(607c) Plasma Treatment of Low Density Polyethylene (Ldpe) Using an Low-Temperature Cascade Arc Torch

Yu, Q. - Presenter, University of Missouri-Columbia
Gilliam, M. - Presenter, University of Missouri-Columbia
Ritts, A. - Presenter, University of Missouri-Columbia

Plasma surface modification of polymeric materials present many advantages over other treatment methods, such as wet chemical treatments and mechanical roughening, due to the versatility of the processes, effectiveness of treatments, and environmentally benign nature of plasma processes. However, plasma processes have significant drawbacks for polymer surface treatment, mainly due to the uncontrollable nature of the plasma, which contains many reactive species including electrons, excited neutral species, free radicals, vacuum ultraviolet (VUV) and ultraviolet (UV) photons, and ions.

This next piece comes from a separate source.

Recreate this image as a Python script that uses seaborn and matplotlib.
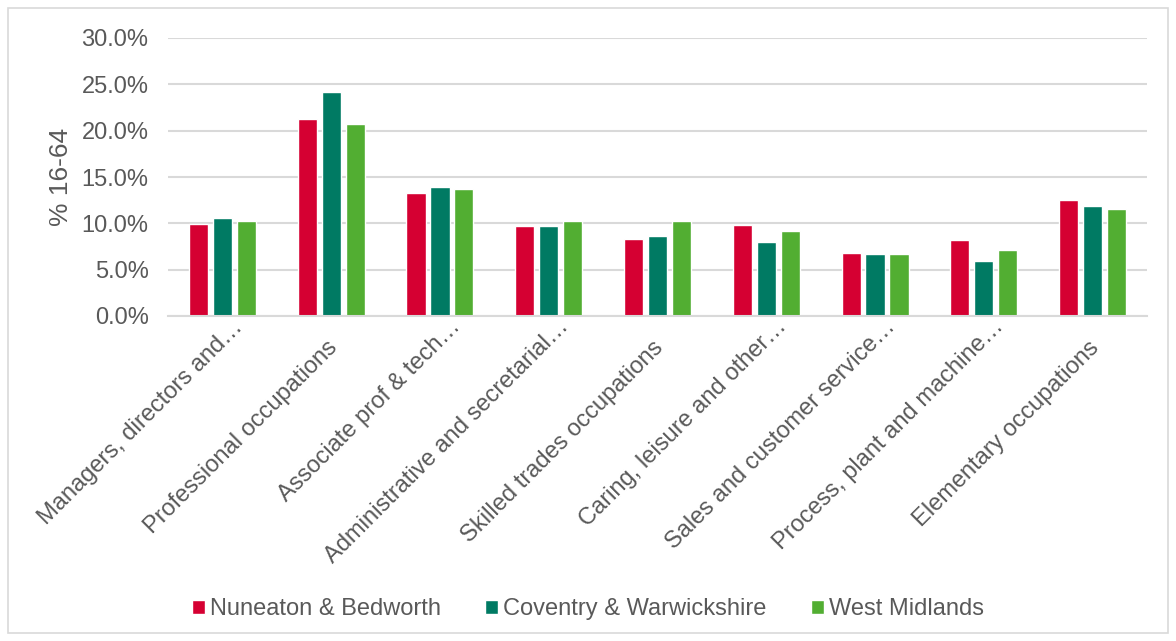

This complex nature of plasma prevents the optimization of certain desirable reactions and the minimization of undesired consequences, such as surface degradation

Recent advancements in our research center have demonstrated the many unique advantages of a low pressure plasma discharge process, low temperature cascade arc torch (LTCAT), over traditional plasma techniques, including significant reduction of damage on polymer surfaces and enhanced surface stability. In addition, LTCAT treatment is fast and effective, in the case of Ar LTCAT, 2 s exposure time was reported as the optimum treatment time for the surface modification of low density polyethylene (LDPE). In this study, LTCAT of argon with or without adding reactive gas of oxygen or water vapor was used to treat LDPE. Surface contact angle measurements using static sessile droplet method and dynamic Wilhelmy balance method were employed to investigate and characterize LTCAT treatment effects. These treatment effects include surface wettability changes, surface stability, and possible surface damages that will create low molecular weight oligomers on the treated surface. Optical emission spectroscopy was used to monitor the photo-emitting species in LTCAT. The detailed experimental data obtained in this study will be presented and discussed in the meeting.